INSTRUCTIONS FOR THE TASK:
Reproduce the listing below character for character; drop every image.

— Start of DATA —

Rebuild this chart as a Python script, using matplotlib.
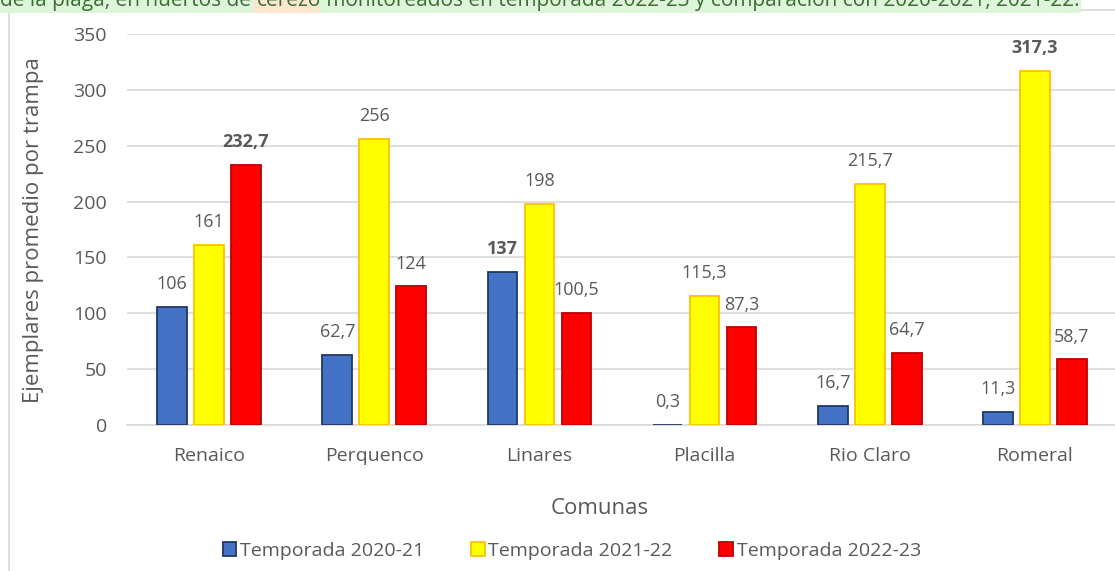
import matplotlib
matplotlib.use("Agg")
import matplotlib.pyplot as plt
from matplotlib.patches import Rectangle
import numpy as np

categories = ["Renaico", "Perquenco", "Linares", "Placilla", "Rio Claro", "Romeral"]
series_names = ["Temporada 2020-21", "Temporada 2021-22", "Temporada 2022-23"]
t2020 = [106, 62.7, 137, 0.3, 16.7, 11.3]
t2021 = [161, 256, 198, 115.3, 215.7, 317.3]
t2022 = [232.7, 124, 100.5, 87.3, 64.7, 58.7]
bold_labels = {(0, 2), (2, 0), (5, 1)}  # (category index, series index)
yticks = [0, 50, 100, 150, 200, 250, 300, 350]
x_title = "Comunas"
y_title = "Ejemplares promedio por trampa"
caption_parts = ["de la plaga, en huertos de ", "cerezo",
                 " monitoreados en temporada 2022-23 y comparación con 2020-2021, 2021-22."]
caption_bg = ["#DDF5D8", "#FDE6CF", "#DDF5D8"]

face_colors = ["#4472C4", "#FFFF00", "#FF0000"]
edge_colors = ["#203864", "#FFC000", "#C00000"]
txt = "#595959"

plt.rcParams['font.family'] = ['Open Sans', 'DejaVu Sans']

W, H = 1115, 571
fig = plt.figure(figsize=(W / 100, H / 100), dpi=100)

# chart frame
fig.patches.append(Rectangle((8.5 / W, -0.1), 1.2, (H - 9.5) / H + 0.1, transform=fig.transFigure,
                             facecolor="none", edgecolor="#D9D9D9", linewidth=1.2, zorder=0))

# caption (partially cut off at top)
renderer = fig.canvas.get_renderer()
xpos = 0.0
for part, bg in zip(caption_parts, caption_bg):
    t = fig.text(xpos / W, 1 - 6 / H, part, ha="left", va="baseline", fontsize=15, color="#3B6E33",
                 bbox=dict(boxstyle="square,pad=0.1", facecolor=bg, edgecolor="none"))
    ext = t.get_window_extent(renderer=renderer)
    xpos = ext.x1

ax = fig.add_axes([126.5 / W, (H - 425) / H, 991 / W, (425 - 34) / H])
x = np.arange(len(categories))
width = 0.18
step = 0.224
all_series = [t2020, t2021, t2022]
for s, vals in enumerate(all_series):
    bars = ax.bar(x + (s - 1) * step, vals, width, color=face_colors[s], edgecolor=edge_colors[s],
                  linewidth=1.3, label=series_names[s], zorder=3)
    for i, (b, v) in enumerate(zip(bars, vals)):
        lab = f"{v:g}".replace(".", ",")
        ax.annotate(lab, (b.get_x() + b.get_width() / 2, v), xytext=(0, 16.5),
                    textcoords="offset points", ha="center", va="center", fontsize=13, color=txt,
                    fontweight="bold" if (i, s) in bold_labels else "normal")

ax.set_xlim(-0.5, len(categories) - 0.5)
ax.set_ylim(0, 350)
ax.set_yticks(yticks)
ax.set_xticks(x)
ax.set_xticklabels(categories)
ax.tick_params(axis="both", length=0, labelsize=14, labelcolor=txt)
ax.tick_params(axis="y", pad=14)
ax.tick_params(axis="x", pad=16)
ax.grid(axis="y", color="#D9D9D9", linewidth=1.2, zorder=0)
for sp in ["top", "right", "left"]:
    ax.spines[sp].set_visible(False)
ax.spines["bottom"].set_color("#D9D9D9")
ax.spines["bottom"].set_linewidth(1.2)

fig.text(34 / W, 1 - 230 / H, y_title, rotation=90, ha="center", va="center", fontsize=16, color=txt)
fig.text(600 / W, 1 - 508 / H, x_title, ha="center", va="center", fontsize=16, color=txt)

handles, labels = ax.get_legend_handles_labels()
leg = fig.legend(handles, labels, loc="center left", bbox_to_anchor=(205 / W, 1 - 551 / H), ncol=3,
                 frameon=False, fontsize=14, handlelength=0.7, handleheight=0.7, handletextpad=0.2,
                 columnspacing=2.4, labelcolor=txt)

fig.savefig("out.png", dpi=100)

— End of DATA —

FINAL RESULT:
Rebuild this chart as a Python script, using matplotlib.
import matplotlib
matplotlib.use("Agg")
import matplotlib.pyplot as plt
from matplotlib.patches import Rectangle
import numpy as np

categories = ["Renaico", "Perquenco", "Linares", "Placilla", "Rio Claro", "Romeral"]
series_names = ["Temporada 2020-21", "Temporada 2021-22", "Temporada 2022-23"]
t2020 = [106, 62.7, 137, 0.3, 16.7, 11.3]
t2021 = [161, 256, 198, 115.3, 215.7, 317.3]
t2022 = [232.7, 124, 100.5, 87.3, 64.7, 58.7]
bold_labels = {(0, 2), (2, 0), (5, 1)}  # (category index, series index)
yticks = [0, 50, 100, 150, 200, 250, 300, 350]
x_title = "Comunas"
y_title = "Ejemplares promedio por trampa"
caption_parts = ["de la plaga, en huertos de ", "cerezo",
                 " monitoreados en temporada 2022-23 y comparación con 2020-2021, 2021-22."]
caption_bg = ["#DDF5D8", "#FDE6CF", "#DDF5D8"]

face_colors = ["#4472C4", "#FFFF00", "#FF0000"]
edge_colors = ["#203864", "#FFC000", "#C00000"]
txt = "#595959"

plt.rcParams['font.family'] = ['Open Sans', 'DejaVu Sans']

W, H = 1115, 571
fig = plt.figure(figsize=(W / 100, H / 100), dpi=100)

# chart frame
fig.patches.append(Rectangle((8.5 / W, -0.1), 1.2, (H - 9.5) / H + 0.1, transform=fig.transFigure,
                             facecolor="none", edgecolor="#D9D9D9", linewidth=1.2, zorder=0))

# caption (partially cut off at top)
renderer = fig.canvas.get_renderer()
xpos = 0.0
for part, bg in zip(caption_parts, caption_bg):
    t = fig.text(xpos / W, 1 - 6 / H, part, ha="left", va="baseline", fontsize=15, color="#3B6E33",
                 bbox=dict(boxstyle="square,pad=0.1", facecolor=bg, edgecolor="none"))
    ext = t.get_window_extent(renderer=renderer)
    xpos = ext.x1

ax = fig.add_axes([126.5 / W, (H - 425) / H, 991 / W, (425 - 34) / H])
x = np.arange(len(categories))
width = 0.18
step = 0.224
all_series = [t2020, t2021, t2022]
for s, vals in enumerate(all_series):
    bars = ax.bar(x + (s - 1) * step, vals, width, color=face_colors[s], edgecolor=edge_colors[s],
                  linewidth=1.3, label=series_names[s], zorder=3)
    for i, (b, v) in enumerate(zip(bars, vals)):
        lab = f"{v:g}".replace(".", ",")
        ax.annotate(lab, (b.get_x() + b.get_width() / 2, v), xytext=(0, 16.5),
                    textcoords="offset points", ha="center", va="center", fontsize=13, color=txt,
                    fontweight="bold" if (i, s) in bold_labels else "normal")

ax.set_xlim(-0.5, len(categories) - 0.5)
ax.set_ylim(0, 350)
ax.set_yticks(yticks)
ax.set_xticks(x)
ax.set_xticklabels(categories)
ax.tick_params(axis="both", length=0, labelsize=14, labelcolor=txt)
ax.tick_params(axis="y", pad=14)
ax.tick_params(axis="x", pad=16)
ax.grid(axis="y", color="#D9D9D9", linewidth=1.2, zorder=0)
for sp in ["top", "right", "left"]:
    ax.spines[sp].set_visible(False)
ax.spines["bottom"].set_color("#D9D9D9")
ax.spines["bottom"].set_linewidth(1.2)

fig.text(34 / W, 1 - 230 / H, y_title, rotation=90, ha="center", va="center", fontsize=16, color=txt)
fig.text(600 / W, 1 - 508 / H, x_title, ha="center", va="center", fontsize=16, color=txt)

handles, labels = ax.get_legend_handles_labels()
leg = fig.legend(handles, labels, loc="center left", bbox_to_anchor=(205 / W, 1 - 551 / H), ncol=3,
                 frameon=False, fontsize=14, handlelength=0.7, handleheight=0.7, handletextpad=0.2,
                 columnspacing=2.4, labelcolor=txt)

fig.savefig("out.png", dpi=100)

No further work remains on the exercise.